For the President and for me, this is a high-level priority and it needs to be met with high-level leadership. And that’s why today, I’m pleased to announce the appointment of my former colleague in the United States Senate, Russ Feingold, as the new United States Special Representative for the African Great Lakes region and the Democratic Republic of the Congo.
Russ and I served together in the Senate for some 18 years. I have a lot of respect for a lot of qualities of Russ – his intellect, his courage, his passion – but with respect to this mission, chief among those qualities that are important right now is his expertise on Africa. In the Senate, when Russ Feingold addressed the issues of Africa, the Senate listened. He chaired the Africa subcommittee when I was chairman of the Foreign Relations Committee, and I think my predecessor as chairman, the Vice President Joe Biden, would agree with me that Russ Feingold was the Senate’s leading advocate and expert on Africa. I’m very grateful that he has agreed to come back to government and to apply the expertise that he gained those years for the Obama Administration and for the State Department.
Russ will be coordinating with me and with the Bureau of African Affairs to shape our strategy on the many challenges in the region – cross-border security; political, economic, and social assistance issues; and many other issues. I mentioned some of them earlier – M23, the violence, the need to build confidence and capacity in the region. He will also work very closely with the United Nations Special Envoy to the Great Lakes region, Mary Robinson, and he will work specifically to ensure the prompt and full implementation of the UN’s Peace, Security, and Cooperation Framework.

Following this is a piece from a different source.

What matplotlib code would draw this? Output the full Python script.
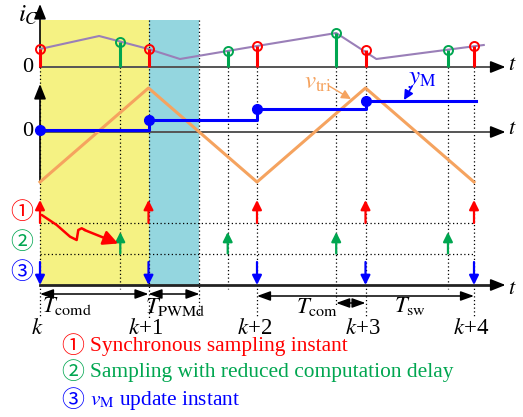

I want to take this opportunity to thank Ambassador Barrie Walkley for all that he has done, working hard to further peace and security in the Great Lakes and the D.R.C. He has served with great distinction as the Special Advisor on the Great Lakes and the D.R.C. since December of 2011.
I want to emphasize that the stakes in this part of the world – and this was brought home to me in many of my conversations when I was in Addis Ababa for the 50th anniversary of the African Union – the stakes are very significant, and it is absolutely vital that we do everything possible in order to move things in the right direction and make the right choices. I am committed, as the President is committed and as is Russ Feingold, to focusing intensely on this challenge. And I can’t think of anybody better than Russ Feingold to take on the challenge. I’m happy to once again call him my colleague in government service.
So with that, I’ll turn the podium over to Jen Psaki for her briefing, and I can’t unfortunately take any questions now.
QUESTION: Not on the Taliban?
SECRETARY KERRY: But a bunch of you will have a chance to have at me in a few days on that. It’s good news. We’re very pleased with what has taken place. Thanks.